Lihat ke Halaman Asli

Sri Rumani

TERVERIFIKASI

Pustakawan

Benarkah Pensiun itu Menyenangkan?

Diperbarui: 13 September 2018   10:53

Kompasiana adalah platform blog. Konten ini menjadi tanggung jawab bloger dan tidak mewakili pandangan redaksi Kompas.

Seorang PNS atau Aparatur Sipil Negara (ASN), yang telah mengabdikan, mendedikasikan dengan loyal untuk negara, pada saatnya pasti mengalami yang namanya purna tugas alias pensiun. Sebesar apapun berkuasanya, apapun jabatan dan pangkatnya, kalau sudah mencapai batas usia pensiun tidak dapat diperlambat. 

Suka tidak suka, waktu itu pasti akan tiba dan harus pensiun, melepaskan semua jabatan dan fasilitas yang diberikan, tinggal menikmati  waktu yang indah untuk dapat menyelesaikan rencana kehidupan selanjutnya. 

Ritme hidupnya berubah drastis, dari pola serba cepat, jadwal ketat, mentaati peraturan, disiplin waktu, presensi, rapat, pertemuan, diskusi, seminar, menjadi santai, leluasa, dan longgar. Banyak waktu luang dan tidak ada pekerjaan yang kejar tayang, sehingga lebih santai, enak, senang, dan nyaman.

Diakui, tidak semua orang dapat melewati masa pensiun dengan menyenangkan, apalagi terbiasa menjadi pimpinan yang mempunyai kewenangan dan kekuasaan bahkan menentukan perjalanan karier bawahan. Lingkungan pergaulannya para pejabat teras, sehingga "merasa" paling hebat, "gila" hormat, dan bersikap "adigang, adigung, adiguna" (mengandalkan kekuatan, kekuasaan, dan kepandaian yang dimiliki). Memperlakukan bawahan dengan tidak adil "like and dislike", dengan  kuasanya dapat menyingkirkan bawahan yang "dianggap"rival dan "musuh".  

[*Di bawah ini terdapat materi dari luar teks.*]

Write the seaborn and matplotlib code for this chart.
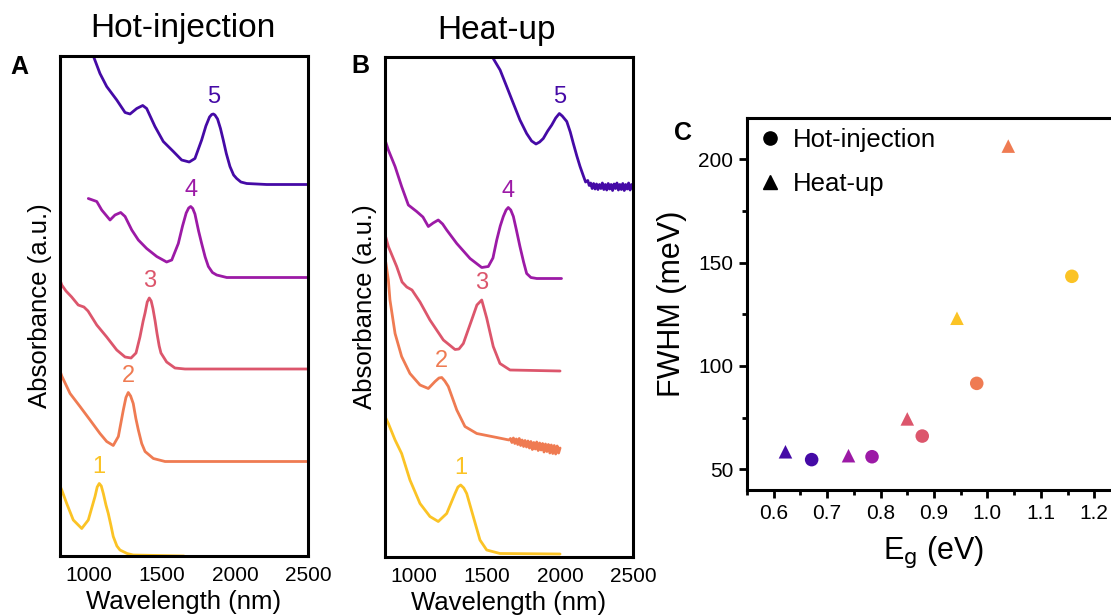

Suka menerima laporan "palsu", dalam menilai bawahan, tidak pernah cek dan recek, langsung menjatuhkan saksi yang tidak pernah melihat prestasi yang dimiliki. Bawahan yang berprestasi "dianggap" sebagai rival yang sangat mengganggu popularitas dihadapan pimpinan puncak. 

PNS yang demikian ini ketika menghadapi pensiun biasanya mengalami "post power syndrome". Menurut Tjhin Wiguna, post power syndrome merupakan sebuah kondisi yang menggambarkan ketidakmampuan individu melepaskan apa yang pernah dia dapatkan dari kekuasaannya terdahulu (https://www.liputan6.com).

Seorang PNS yang telah mencapai batas usia pensiun,  mensyukuri nikmat dan karuniaNya dapat mempunyai kesempatan untuk mengabdi pada negeri sesuai dengan bidang ilmu dan profesinya. 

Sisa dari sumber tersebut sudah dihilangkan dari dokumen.